The vocals across the tracklist are all quite different thematically, yet it’s the sonic elements that make
Enough of Song special. Much of what Azfarat constructs is understated. “If You Tell Them It’s a Delicacy, The Rich Will Eat the Trash Parts of the Animal” is a perfect example, as even the most subtle peripheral specs of noise feel essential. The song is framed by studious concentration, with concrete noises envisioning an office ridden with writer’s block, thick with frustration and procrastination. This is rudely interrupted with what is, in essence, the clamour of power electronics, but in actuality could just be cleverly-recorded rattling. Doppler-like car passings eventually give way to a gradual boil, choppy in sound but serene in effect.

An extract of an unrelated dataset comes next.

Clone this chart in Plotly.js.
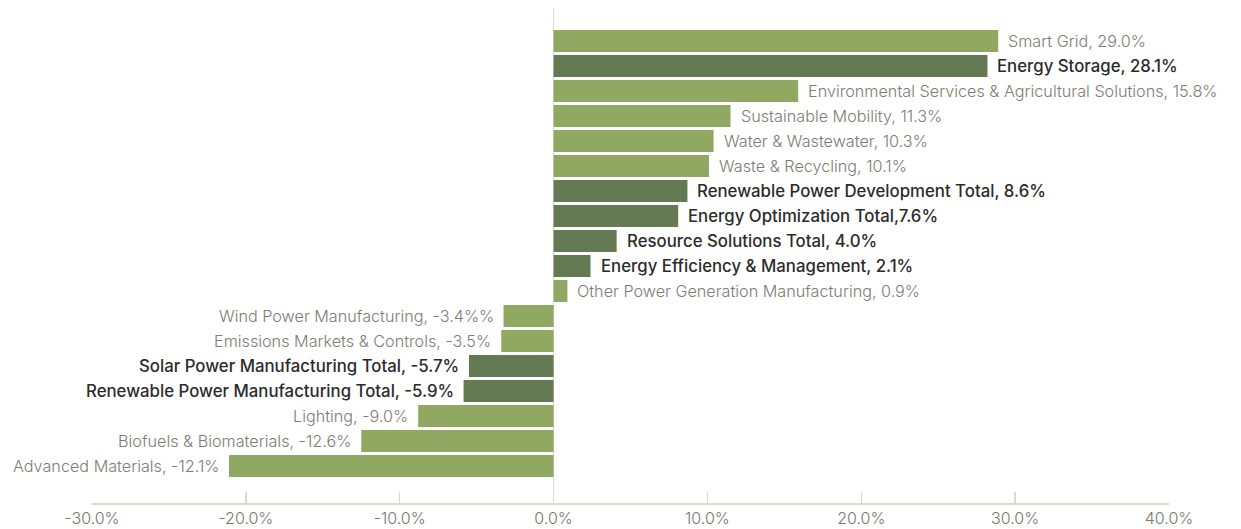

Enough of Song treads close to ritual ambient territory with the sister tracks “Love is Grace Defined” (also the opener) and “Love is Grace”, both of which feature illuminating vocal performances from Kathleen Kennedy. At times, the album also calls to mind
Theologian; the opening track reaches for the “industrial static and distorted scream” trope a bit early on, but thankfully doesn’t rely on it. Some tracks brood in a cavernous headspace, where every thought bounces off the walls to a maddening degree. With “Welcome, Sausage Legs”, the words are pests that eventually disperse amidst high-pitched, staccato electronics before the song winds down with religious mantra.
Enough of Song suffers under the weight of too many ideas, as do the efforts of many ambitious producers who shy away from blunt, aggressive p.e. in favour of more introspective yet unfocused work. It’s difficult to tie it all together in your head. There’s so much variation that many of the conceptual tidbits scatter like roaches when you turn on the lights. It’s elusive by design. There’s something captivating about an album that functions as noise music that pummels with less brute force, and as dark ambient that insists less on dark atmospheres’ effects on the mind and more on the mind’s projections into the atmosphere. This isn’t mastered; the lines could either be smoother and lend to the reflective quality, or bolder, creating a dadaistic collage similar to Nurse With Wound’s best material from the ‘80s, but with a more relatable depressive tinge. It has some of the nonsensicality of Steven Stapleton’s work, but erring less on the side of madness and more on indecisiveness. We also get nods to
Throbbing Gristle, in that it takes industrial noises and musique concrete that evokes an entirely different aesthetic when twisted a certain way (
Throbbing Gristle took eery factory sounds and created pornographic release; Azfarat, less interestingly, takes similar elements and creates vaguely sad monologues). The slightly cheeky spoken word use also reminds of
Nocturnal Emissions, but minus the ensuing visceral rock.
Enough of Song stands on the shoulders of giants but, in fear of sounding too derivative, takes off in too many directions at once. There’s plenty of promise here, though. Glover-Wessel just hasn’t found his noise yet.